Millions of people around the world have been forced to begin working from home. It seems like most of our day is spent on endless video conference calls that can sometimes be a little awkward. The issue becomes even worse when video conferencing with someone for the first time. For job seekers, the nervousness and pressure that comes with an in person interview can oftentimes be exacerbated when interviewing online.
It doesn’t have to be all bad, though. Hiring managers can make a few changes in order to make the process more comfortable for everyone involved. These tips can help all parties when you conduct your next remote interview:
Remote interviews can be weird, but hiring managers can make a few small changes in order to make the process more comfortable for everyone
The etiquette for online interviews is still being worked out. You can help candidates feel more comfortable by letting them know ahead of time what to expect. Email them information about who will be interviewing them, what they might want to wear, and some information about your video conferencing platform of choice.

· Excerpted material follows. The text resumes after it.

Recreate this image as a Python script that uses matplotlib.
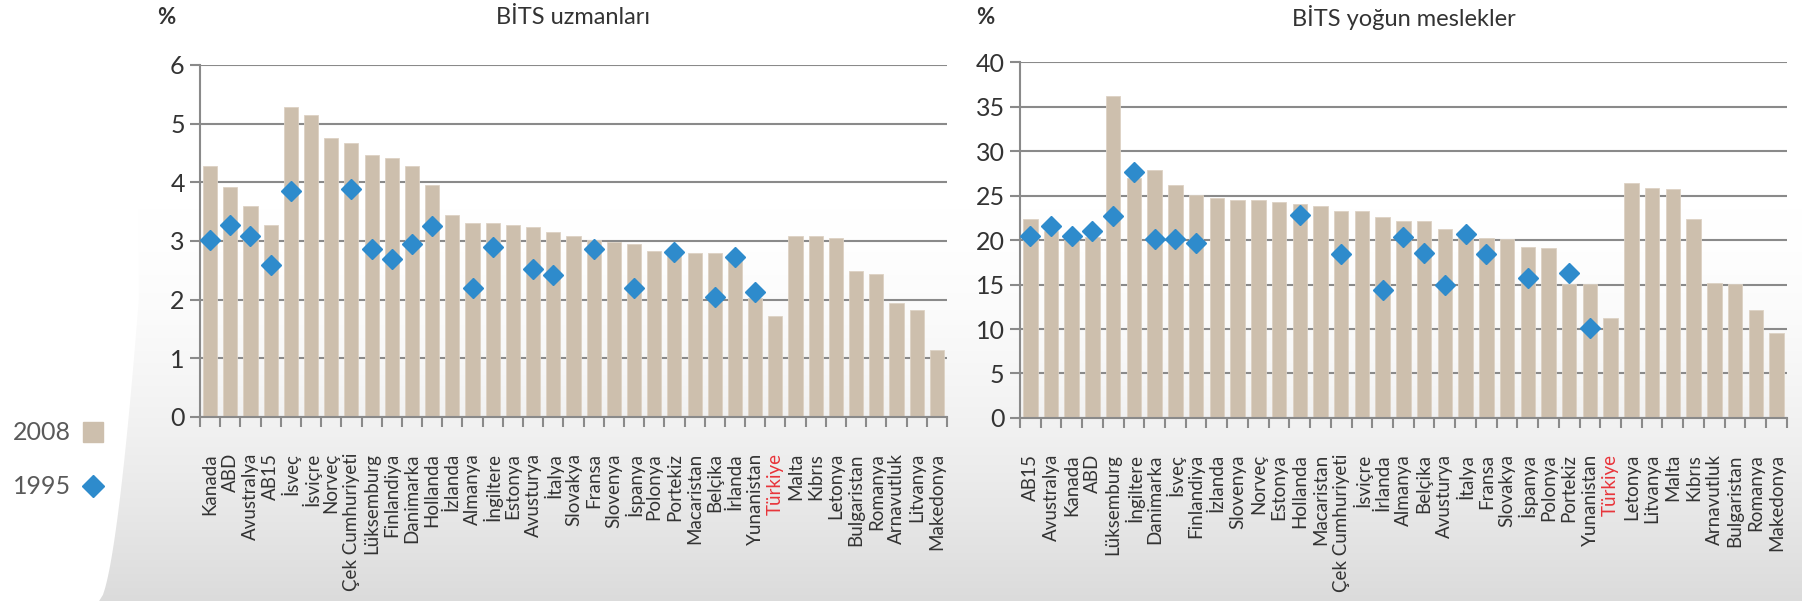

There is nothing worse than being the only one on a call with your video on. Make it a clear expectation for all interviews that both interviewers and interviewees should have their video on at all times. This not only makes people more comfortable, but adds a personal touch that does not come along with voice calls. Keep in mind that body language can still be read from miles away.
During traditional in person interviews, candidates often look for cues about what working at your company would be like. Do you have a welcoming office setup? Do coworkers chat and seem to get along? What are the other intangible benefits of working at your company? You might find that candidates appreciate being shown some authentic slides or pictures depicting company culture and the like. Remember, for many job opportunities, each candidate is interviewing you just as much as you are interviewing them.
Without meeting in person, it can sometimes be easy to see candidates as leads rather than human beings. Keep them engaged by writing a personal note shortly after the interview, and look for one in return. It reflects poorly on companies who don’t clarify to candidates what is coming next, even if it is nothing at all.